Maver escribe monólogos. Ya ha empleado muchas veces el recurso de calzarle a la voz la máscara de una figura anónima o de alguna celebridad de la literatura o de la música (para un ejemplo espectacular, léase “Viernes 18 de julio de 1931”, bajo el disfraz de Virginia Woolf). En Marea solar se ubica en un pájaro ártico que huyendo del frío emprende junto a los suyos migraciones demencialmente largas, desde el Cabo de Hornos hasta Islandia o Groenlandia y luego de vuelta hacia el sur, cubriendo unos ochenta mil kilómetros anuales. El poemario lo componen cuatro secciones que son cuatro etapas en el arco vital del pájaro: el nacimiento y los primeros aprendizajes; el trabajo y la integración del pájaro en la bandada; el amor; la muerte. Desde ese cuerpo que vuela es capaz de decir, por ejemplo: “Somos aves sin canto. ¿Qué sube por mi garganta entonces? Es como si en mi boca / amaneciera yo mismo”. Claro que la máscara es sólo una excusa y una cantera de símbolos, pero intuyo que a Maver (ignorando albatros, mirlos, cuervos y ruiseñores) lo sedujeron de este animal su impresionante resistencia física que inmediatamente se convierte en resistencia ética, por un lado, y la cantidad de mundo que está obligado a recorrer, por el otro, y que es un ancho campo para el asombro.

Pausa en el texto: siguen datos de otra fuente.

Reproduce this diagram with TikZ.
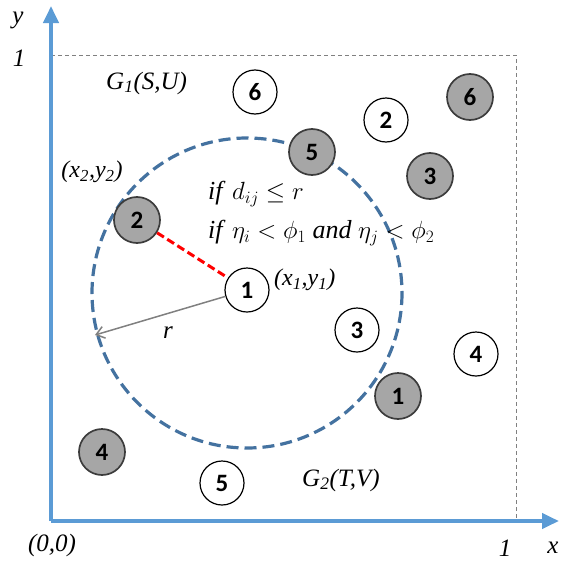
\documentclass[tikz,border=0pt]{standalone}
\usepackage{fontspec}
\setmainfont{Liberation Serif}
\newfontfamily\numfont{Carlito}
\usetikzlibrary{arrows.meta}
\definecolor{axisblue}{RGB}{91,155,213}
\definecolor{circblue}{RGB}{68,114,160}
\definecolor{nodegray}{RGB}{166,166,166}
\definecolor{edgegray}{RGB}{60,60,60}
\tikzset{
  axis/.style={draw=axisblue, line width=4pt, -{Triangle[length=17pt,width=15pt]}},
  frame/.style={draw=gray, line width=0.9pt, dash pattern=on 4pt off 3pt},
  wnode/.style={circle, draw=black, line width=1.2pt, fill=white, minimum size=44pt, inner sep=0pt, font=\numfont\bfseries\fontsize{25}{25}\selectfont},
  gnode/.style={circle, draw=edgegray, line width=1.7pt, fill=nodegray, minimum size=46pt, inner sep=0pt, font=\numfont\bfseries\fontsize{25}{25}\selectfont},
  lbl/.style={font=\itshape\fontsize{25}{25}\selectfont, inner sep=0pt},
  cond/.style={font=\fontsize{26}{28}\selectfont, inner sep=0pt, anchor=west}
}
\begin{document}
\begin{tikzpicture}[x=1pt, y=-1pt]
\path[use as bounding box] (0,0) rectangle (560,565);
% axes and frame
\coordinate (O) at (51,521);
\coordinate (ytip) at (51,6);
\coordinate (xtip) at (559,521);
\coordinate (TL) at (51,55);
\coordinate (TR) at (516,55);
\coordinate (BR) at (516,521);
\draw[frame] (TL) -- (TR) -- (BR);
\draw[axis] (O) -- (ytip);
\draw[axis] (O) -- (xtip);
% range circle
\coordinate (C) at (247,293);
\draw[draw=circblue, line width=3.2pt, dash pattern=on 12pt off 6pt] (C) circle[radius=155];
\coordinate (rend) at (95,335);
% nodes
\node[wnode] (w1) at (247,290) {1};
\node[wnode] (w2) at (386,120) {2};
\node[wnode] (w3) at (357,330) {3};
\node[wnode] (w4) at (476,354) {4};
\node[wnode] (w5) at (222,483) {5};
\node[wnode] (w6) at (255,92) {6};
\node[gnode] (g1) at (398,396) {1};
\node[gnode] (g2) at (137,220) {2};
\node[gnode] (g3) at (430,176) {3};
\node[gnode] (g4) at (102,452) {4};
\node[gnode] (g5) at (312,152) {5};
\node[gnode] (g6) at (470,97) {6};
% connectors
\draw[red, line width=3pt, dash pattern=on 8pt off 4pt] (g2) -- (w1);
\draw[gray, line width=1.5pt, -{Straight Barb[length=8pt,width=12pt]}] (w1) -- (rend);
% labels
\node[lbl] (ly) at (18,20) {y};
\node[lbl] (l1y) at (19,58) {1};
\node[lbl] (l00) at (52,545) {(0,0)};
\node[lbl] (l1x) at (505,548) {1};
\node[lbl] (lx) at (553,548) {x};
\node[lbl] (lr) at (168,333) {r};
\node[lbl, anchor=west] (G1) at (106,83) {G\textsubscript{1}(S,U)};
\node[lbl, anchor=west] (G2) at (302,480) {G\textsubscript{2}(T,V)};
\node[lbl, font=\itshape\fontsize{24}{24}\selectfont] (x2) at (92,172) {(x\textsubscript{2},y\textsubscript{2})};
\node[lbl, font=\itshape\fontsize{24}{24}\selectfont, anchor=west] (x1) at (274,280) {(x\textsubscript{1},y\textsubscript{1})};
\node[cond] (c1) at (208,194) {\textit{if} $d_{ij}\leq r$};
\node[cond] (c2) at (208,233) {\textit{if} $\eta_i<\phi_1$ \textit{and} $\eta_j<\phi_2$};
\end{tikzpicture}
\end{document}
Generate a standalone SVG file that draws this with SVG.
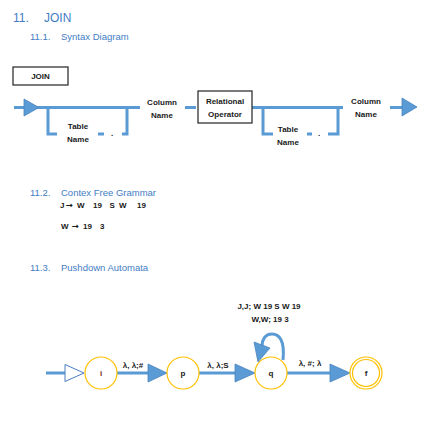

Dan ganas de citar cada poema de este libro. Elijo terminar con la madre de nuestro protagonista, que se despide del mundo de esta manera: “A punto de morir, mi madre / dejó de comer. Como si hubiera querido / volverse lo más liviana posible / para que se la llevara la brisa de septiembre. / Quiero quedarme quieta, dijo, sintiendo / que todo menos yo se mueve, / yendo y viniendo, como péndulos / cuyo punto fijo estoy por tocar”.
Tom Maver, Marea solar, Alción Editora, 2016, 73 págs.